## EXERCISE OBJECTIVE
Write out the full listing exactly as given, minus the images.

## MATERIAL PROVIDED

━━━

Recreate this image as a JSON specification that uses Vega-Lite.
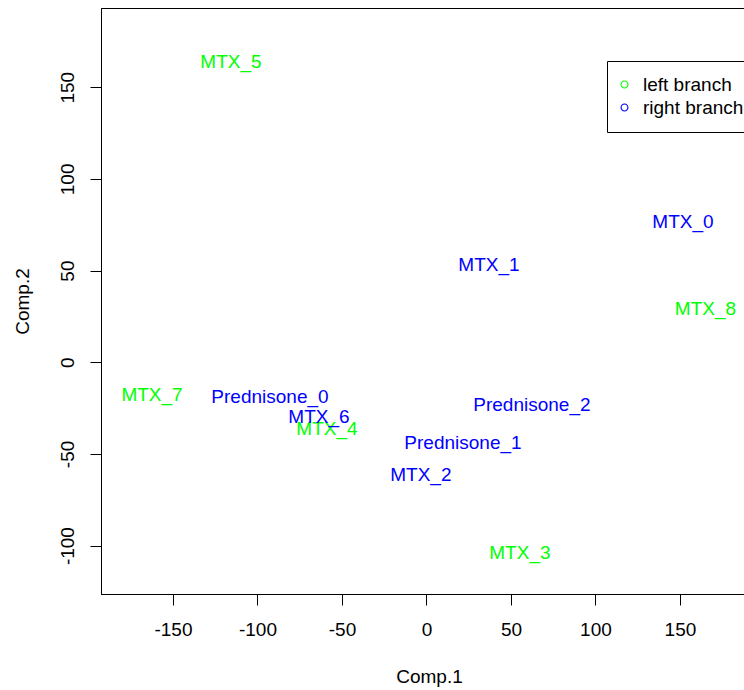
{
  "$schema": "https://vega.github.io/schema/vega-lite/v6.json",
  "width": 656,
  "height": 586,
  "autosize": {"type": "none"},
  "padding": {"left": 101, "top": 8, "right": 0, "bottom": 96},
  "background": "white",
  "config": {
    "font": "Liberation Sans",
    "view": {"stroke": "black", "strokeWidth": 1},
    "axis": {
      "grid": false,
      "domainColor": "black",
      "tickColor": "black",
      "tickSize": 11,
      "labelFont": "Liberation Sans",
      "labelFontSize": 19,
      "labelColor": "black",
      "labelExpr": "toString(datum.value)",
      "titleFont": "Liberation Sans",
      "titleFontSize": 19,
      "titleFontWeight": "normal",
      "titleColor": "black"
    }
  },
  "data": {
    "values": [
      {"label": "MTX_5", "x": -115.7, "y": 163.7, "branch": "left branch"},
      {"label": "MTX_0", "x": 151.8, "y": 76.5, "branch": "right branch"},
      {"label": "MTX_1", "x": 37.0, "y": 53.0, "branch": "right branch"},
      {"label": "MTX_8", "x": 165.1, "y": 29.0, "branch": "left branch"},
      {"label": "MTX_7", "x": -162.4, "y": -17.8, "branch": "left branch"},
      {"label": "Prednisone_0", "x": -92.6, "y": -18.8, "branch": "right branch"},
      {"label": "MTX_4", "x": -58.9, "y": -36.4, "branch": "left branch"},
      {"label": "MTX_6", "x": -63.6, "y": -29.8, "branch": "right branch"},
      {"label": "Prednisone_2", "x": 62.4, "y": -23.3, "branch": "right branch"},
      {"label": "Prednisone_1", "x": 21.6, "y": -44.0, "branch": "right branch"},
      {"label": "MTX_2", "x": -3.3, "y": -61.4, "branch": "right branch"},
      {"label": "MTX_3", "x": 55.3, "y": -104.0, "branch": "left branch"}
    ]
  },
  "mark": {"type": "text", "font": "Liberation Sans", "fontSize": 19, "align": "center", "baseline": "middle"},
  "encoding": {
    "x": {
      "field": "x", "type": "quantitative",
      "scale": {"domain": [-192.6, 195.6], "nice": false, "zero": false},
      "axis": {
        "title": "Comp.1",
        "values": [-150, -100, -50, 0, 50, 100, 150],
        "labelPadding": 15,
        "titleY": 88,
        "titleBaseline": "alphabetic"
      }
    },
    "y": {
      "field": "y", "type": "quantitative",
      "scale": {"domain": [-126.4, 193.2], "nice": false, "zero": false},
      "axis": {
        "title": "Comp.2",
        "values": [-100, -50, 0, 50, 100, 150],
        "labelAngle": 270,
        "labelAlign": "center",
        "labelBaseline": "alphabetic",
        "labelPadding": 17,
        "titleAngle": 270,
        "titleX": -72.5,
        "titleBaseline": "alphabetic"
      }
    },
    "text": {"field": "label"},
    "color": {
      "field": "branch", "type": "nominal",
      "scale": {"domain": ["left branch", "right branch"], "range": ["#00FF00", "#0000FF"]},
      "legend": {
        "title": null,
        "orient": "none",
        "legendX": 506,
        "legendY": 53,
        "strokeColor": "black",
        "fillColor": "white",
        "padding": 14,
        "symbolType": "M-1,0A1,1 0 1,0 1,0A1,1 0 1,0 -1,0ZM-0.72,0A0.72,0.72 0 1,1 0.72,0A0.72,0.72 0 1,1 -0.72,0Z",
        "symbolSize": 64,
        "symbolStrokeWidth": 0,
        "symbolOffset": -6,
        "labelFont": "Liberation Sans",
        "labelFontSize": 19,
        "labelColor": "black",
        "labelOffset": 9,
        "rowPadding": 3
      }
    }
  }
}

━━━

## THE ANSWER
Recreate this image as a JSON specification that uses Vega-Lite.
{
  "$schema": "https://vega.github.io/schema/vega-lite/v6.json",
  "width": 656,
  "height": 586,
  "autosize": {"type": "none"},
  "padding": {"left": 101, "top": 8, "right": 0, "bottom": 96},
  "background": "white",
  "config": {
    "font": "Liberation Sans",
    "view": {"stroke": "black", "strokeWidth": 1},
    "axis": {
      "grid": false,
      "domainColor": "black",
      "tickColor": "black",
      "tickSize": 11,
      "labelFont": "Liberation Sans",
      "labelFontSize": 19,
      "labelColor": "black",
      "labelExpr": "toString(datum.value)",
      "titleFont": "Liberation Sans",
      "titleFontSize": 19,
      "titleFontWeight": "normal",
      "titleColor": "black"
    }
  },
  "data": {
    "values": [
      {"label": "MTX_5", "x": -115.7, "y": 163.7, "branch": "left branch"},
      {"label": "MTX_0", "x": 151.8, "y": 76.5, "branch": "right branch"},
      {"label": "MTX_1", "x": 37.0, "y": 53.0, "branch": "right branch"},
      {"label": "MTX_8", "x": 165.1, "y": 29.0, "branch": "left branch"},
      {"label": "MTX_7", "x": -162.4, "y": -17.8, "branch": "left branch"},
      {"label": "Prednisone_0", "x": -92.6, "y": -18.8, "branch": "right branch"},
      {"label": "MTX_4", "x": -58.9, "y": -36.4, "branch": "left branch"},
      {"label": "MTX_6", "x": -63.6, "y": -29.8, "branch": "right branch"},
      {"label": "Prednisone_2", "x": 62.4, "y": -23.3, "branch": "right branch"},
      {"label": "Prednisone_1", "x": 21.6, "y": -44.0, "branch": "right branch"},
      {"label": "MTX_2", "x": -3.3, "y": -61.4, "branch": "right branch"},
      {"label": "MTX_3", "x": 55.3, "y": -104.0, "branch": "left branch"}
    ]
  },
  "mark": {"type": "text", "font": "Liberation Sans", "fontSize": 19, "align": "center", "baseline": "middle"},
  "encoding": {
    "x": {
      "field": "x", "type": "quantitative",
      "scale": {"domain": [-192.6, 195.6], "nice": false, "zero": false},
      "axis": {
        "title": "Comp.1",
        "values": [-150, -100, -50, 0, 50, 100, 150],
        "labelPadding": 15,
        "titleY": 88,
        "titleBaseline": "alphabetic"
      }
    },
    "y": {
      "field": "y", "type": "quantitative",
      "scale": {"domain": [-126.4, 193.2], "nice": false, "zero": false},
      "axis": {
        "title": "Comp.2",
        "values": [-100, -50, 0, 50, 100, 150],
        "labelAngle": 270,
        "labelAlign": "center",
        "labelBaseline": "alphabetic",
        "labelPadding": 17,
        "titleAngle": 270,
        "titleX": -72.5,
        "titleBaseline": "alphabetic"
      }
    },
    "text": {"field": "label"},
    "color": {
      "field": "branch", "type": "nominal",
      "scale": {"domain": ["left branch", "right branch"], "range": ["#00FF00", "#0000FF"]},
      "legend": {
        "title": null,
        "orient": "none",
        "legendX": 506,
        "legendY": 53,
        "strokeColor": "black",
        "fillColor": "white",
        "padding": 14,
        "symbolType": "M-1,0A1,1 0 1,0 1,0A1,1 0 1,0 -1,0ZM-0.72,0A0.72,0.72 0 1,1 0.72,0A0.72,0.72 0 1,1 -0.72,0Z",
        "symbolSize": 64,
        "symbolStrokeWidth": 0,
        "symbolOffset": -6,
        "labelFont": "Liberation Sans",
        "labelFontSize": 19,
        "labelColor": "black",
        "labelOffset": 9,
        "rowPadding": 3
      }
    }
  }
}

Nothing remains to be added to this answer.